* [Aim of the task]: Begin with the first line of the material and copy each line word for word through the line that contains "ml_shaded = [4, 3, 5, 2, 1]"; the pictures are left out.
--- start of Source data ---
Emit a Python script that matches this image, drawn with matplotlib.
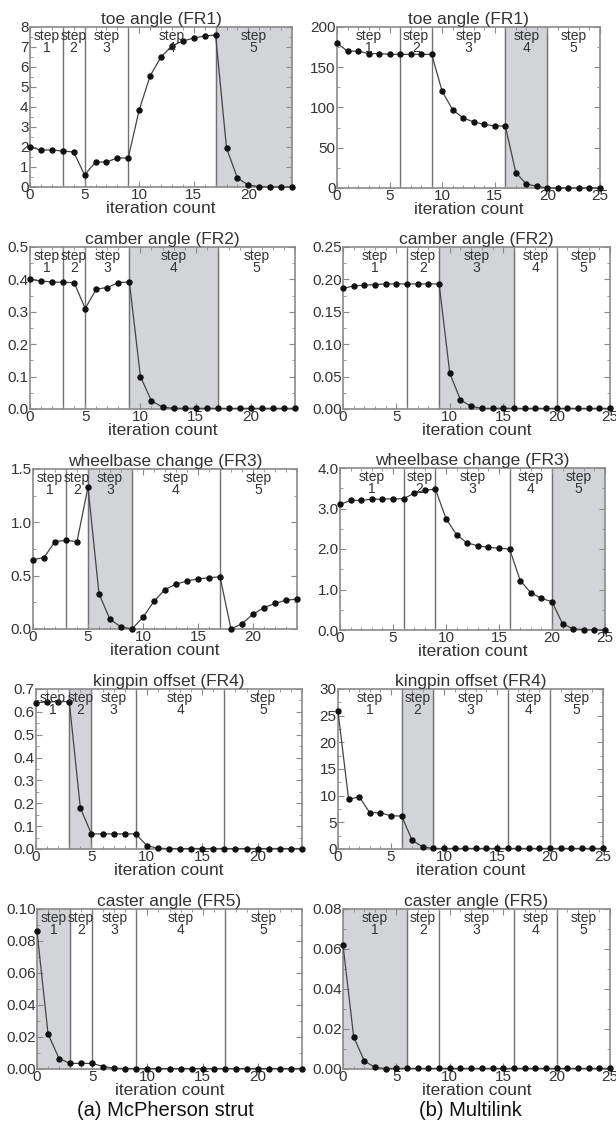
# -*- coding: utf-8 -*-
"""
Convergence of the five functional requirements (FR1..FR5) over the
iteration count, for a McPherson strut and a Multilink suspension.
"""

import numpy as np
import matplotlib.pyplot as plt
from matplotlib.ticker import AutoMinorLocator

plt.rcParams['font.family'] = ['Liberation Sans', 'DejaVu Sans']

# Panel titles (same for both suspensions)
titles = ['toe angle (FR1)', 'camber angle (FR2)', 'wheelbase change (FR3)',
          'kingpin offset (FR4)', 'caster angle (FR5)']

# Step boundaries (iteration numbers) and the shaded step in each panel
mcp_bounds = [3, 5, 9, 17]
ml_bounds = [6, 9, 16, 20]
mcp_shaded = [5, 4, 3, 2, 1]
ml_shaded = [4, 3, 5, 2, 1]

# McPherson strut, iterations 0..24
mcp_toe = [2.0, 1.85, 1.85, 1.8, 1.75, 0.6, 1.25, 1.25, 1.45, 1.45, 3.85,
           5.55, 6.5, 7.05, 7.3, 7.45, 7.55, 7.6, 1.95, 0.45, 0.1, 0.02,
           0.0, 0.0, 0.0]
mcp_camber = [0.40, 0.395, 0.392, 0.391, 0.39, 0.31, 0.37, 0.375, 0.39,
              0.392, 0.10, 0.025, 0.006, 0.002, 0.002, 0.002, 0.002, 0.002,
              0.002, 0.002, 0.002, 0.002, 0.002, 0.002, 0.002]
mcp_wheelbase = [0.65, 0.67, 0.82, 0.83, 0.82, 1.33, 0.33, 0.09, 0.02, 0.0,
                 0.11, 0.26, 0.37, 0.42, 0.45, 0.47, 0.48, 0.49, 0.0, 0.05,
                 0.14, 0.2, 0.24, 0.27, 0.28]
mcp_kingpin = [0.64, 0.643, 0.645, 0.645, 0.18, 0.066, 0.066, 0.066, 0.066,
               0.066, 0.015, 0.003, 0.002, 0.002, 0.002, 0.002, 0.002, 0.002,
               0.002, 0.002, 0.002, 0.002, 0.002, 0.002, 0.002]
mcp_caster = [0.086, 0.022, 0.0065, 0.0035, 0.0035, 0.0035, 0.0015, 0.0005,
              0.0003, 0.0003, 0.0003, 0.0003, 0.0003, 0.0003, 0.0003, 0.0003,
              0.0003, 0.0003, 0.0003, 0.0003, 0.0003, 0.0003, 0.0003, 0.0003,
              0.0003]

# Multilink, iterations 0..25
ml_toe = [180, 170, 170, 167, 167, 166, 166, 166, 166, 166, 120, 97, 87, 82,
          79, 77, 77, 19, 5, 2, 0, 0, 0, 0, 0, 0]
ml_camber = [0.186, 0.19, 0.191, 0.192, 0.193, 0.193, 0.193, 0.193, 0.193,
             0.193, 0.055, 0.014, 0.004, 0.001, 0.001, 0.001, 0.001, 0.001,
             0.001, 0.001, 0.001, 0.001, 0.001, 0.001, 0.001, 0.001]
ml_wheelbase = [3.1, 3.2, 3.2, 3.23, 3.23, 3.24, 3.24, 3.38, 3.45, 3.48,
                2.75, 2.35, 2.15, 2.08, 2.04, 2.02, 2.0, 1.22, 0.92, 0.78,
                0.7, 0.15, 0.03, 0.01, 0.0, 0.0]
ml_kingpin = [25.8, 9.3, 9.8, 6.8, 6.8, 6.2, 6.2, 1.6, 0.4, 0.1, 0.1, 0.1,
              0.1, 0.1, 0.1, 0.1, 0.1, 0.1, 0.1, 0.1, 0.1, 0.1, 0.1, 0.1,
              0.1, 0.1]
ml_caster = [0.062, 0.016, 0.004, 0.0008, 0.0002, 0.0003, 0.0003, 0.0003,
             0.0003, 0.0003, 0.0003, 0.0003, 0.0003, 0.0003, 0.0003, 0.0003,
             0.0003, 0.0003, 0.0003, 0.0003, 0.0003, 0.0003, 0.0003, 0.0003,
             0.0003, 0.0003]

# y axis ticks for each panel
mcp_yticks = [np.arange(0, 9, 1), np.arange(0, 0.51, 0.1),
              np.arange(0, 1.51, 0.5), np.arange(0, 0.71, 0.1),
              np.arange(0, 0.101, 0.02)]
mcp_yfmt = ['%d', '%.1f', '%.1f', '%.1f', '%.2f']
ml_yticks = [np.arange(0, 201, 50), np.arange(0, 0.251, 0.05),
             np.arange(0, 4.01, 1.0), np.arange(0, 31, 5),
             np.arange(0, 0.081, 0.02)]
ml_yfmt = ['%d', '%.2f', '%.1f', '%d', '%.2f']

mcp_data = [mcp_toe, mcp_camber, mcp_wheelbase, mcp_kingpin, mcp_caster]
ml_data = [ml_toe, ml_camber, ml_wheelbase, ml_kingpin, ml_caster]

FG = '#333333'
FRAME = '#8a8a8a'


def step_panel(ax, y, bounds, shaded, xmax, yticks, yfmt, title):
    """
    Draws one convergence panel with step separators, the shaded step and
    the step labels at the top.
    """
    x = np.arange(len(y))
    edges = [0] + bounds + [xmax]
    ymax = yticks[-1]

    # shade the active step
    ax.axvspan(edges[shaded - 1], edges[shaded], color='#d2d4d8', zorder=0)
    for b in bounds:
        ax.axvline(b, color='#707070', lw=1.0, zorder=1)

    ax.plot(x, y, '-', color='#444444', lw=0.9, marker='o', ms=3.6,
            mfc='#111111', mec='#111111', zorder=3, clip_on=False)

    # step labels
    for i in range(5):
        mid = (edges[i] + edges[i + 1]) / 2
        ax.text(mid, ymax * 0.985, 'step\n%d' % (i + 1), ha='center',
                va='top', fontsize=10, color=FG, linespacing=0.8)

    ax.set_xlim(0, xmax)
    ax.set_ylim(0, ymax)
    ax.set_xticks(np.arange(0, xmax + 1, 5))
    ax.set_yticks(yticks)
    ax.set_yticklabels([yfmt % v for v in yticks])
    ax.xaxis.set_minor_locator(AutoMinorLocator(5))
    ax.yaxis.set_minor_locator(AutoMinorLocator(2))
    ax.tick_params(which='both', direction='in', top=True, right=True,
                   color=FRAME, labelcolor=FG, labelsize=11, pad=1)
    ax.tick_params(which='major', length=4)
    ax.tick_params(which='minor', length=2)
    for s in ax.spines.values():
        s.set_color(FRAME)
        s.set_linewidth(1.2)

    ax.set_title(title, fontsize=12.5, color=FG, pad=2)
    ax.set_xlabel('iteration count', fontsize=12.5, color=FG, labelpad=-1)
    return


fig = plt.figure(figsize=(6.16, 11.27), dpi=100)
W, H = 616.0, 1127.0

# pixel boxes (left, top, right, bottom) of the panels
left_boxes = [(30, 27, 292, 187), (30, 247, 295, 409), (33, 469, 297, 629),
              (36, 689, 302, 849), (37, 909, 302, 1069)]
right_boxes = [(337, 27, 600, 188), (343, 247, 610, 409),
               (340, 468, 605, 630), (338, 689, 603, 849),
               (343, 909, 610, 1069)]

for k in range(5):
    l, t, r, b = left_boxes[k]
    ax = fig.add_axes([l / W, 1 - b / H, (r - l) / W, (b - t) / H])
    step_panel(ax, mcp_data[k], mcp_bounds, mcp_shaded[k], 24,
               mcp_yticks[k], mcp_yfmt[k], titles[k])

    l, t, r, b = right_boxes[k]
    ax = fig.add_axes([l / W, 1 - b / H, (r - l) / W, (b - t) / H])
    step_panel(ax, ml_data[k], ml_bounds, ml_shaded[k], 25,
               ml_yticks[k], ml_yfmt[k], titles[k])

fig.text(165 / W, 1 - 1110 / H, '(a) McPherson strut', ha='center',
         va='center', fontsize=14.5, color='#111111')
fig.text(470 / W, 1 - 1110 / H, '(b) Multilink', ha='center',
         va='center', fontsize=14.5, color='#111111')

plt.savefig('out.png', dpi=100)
--- end of Source data ---
* [Solution to this task]:
Emit a Python script that matches this image, drawn with matplotlib.
# -*- coding: utf-8 -*-
"""
Convergence of the five functional requirements (FR1..FR5) over the
iteration count, for a McPherson strut and a Multilink suspension.
"""

import numpy as np
import matplotlib.pyplot as plt
from matplotlib.ticker import AutoMinorLocator

plt.rcParams['font.family'] = ['Liberation Sans', 'DejaVu Sans']

# Panel titles (same for both suspensions)
titles = ['toe angle (FR1)', 'camber angle (FR2)', 'wheelbase change (FR3)',
          'kingpin offset (FR4)', 'caster angle (FR5)']

# Step boundaries (iteration numbers) and the shaded step in each panel
mcp_bounds = [3, 5, 9, 17]
ml_bounds = [6, 9, 16, 20]
mcp_shaded = [5, 4, 3, 2, 1]
ml_shaded = [4, 3, 5, 2, 1]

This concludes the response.